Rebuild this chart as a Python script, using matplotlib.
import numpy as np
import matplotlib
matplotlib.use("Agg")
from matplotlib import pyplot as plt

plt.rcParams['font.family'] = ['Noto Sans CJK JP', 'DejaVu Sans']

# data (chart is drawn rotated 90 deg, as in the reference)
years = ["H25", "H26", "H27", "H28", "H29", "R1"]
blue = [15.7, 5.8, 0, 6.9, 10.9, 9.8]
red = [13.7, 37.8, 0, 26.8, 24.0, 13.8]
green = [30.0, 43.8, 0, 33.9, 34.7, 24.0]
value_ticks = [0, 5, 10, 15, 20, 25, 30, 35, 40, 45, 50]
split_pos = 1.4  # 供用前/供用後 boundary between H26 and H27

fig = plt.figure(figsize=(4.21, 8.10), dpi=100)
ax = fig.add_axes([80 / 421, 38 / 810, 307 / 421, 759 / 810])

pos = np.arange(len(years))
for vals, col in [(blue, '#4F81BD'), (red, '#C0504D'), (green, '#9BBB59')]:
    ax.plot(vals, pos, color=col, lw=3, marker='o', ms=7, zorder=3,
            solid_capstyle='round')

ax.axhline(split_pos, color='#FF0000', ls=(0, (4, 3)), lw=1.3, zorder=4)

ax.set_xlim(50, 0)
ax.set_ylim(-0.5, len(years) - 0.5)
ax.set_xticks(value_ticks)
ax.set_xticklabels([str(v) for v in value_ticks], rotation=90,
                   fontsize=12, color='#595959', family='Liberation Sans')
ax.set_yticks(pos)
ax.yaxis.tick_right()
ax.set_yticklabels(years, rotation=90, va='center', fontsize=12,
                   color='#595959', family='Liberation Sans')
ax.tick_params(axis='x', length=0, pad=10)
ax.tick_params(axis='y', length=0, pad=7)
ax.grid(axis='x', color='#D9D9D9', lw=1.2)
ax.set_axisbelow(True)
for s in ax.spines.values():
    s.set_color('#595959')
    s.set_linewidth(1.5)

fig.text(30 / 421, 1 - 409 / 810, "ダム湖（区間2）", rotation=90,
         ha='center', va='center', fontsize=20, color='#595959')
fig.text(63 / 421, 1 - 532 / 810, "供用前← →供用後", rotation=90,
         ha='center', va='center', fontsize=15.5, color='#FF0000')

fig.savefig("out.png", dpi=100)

◆ ◆ ◆ ◆

## WORK TO DO
Please transcribe, exactly and with nothing added, the lines from the first line of the material above through the line that contains "plt.rcParams['font.family'] = ['Noto".

## CORRECT RESPONSE
Rebuild this chart as a Python script, using matplotlib.
import numpy as np
import matplotlib
matplotlib.use("Agg")
from matplotlib import pyplot as plt

plt.rcParams['font.family'] = ['Noto Sans CJK JP', 'DejaVu Sans']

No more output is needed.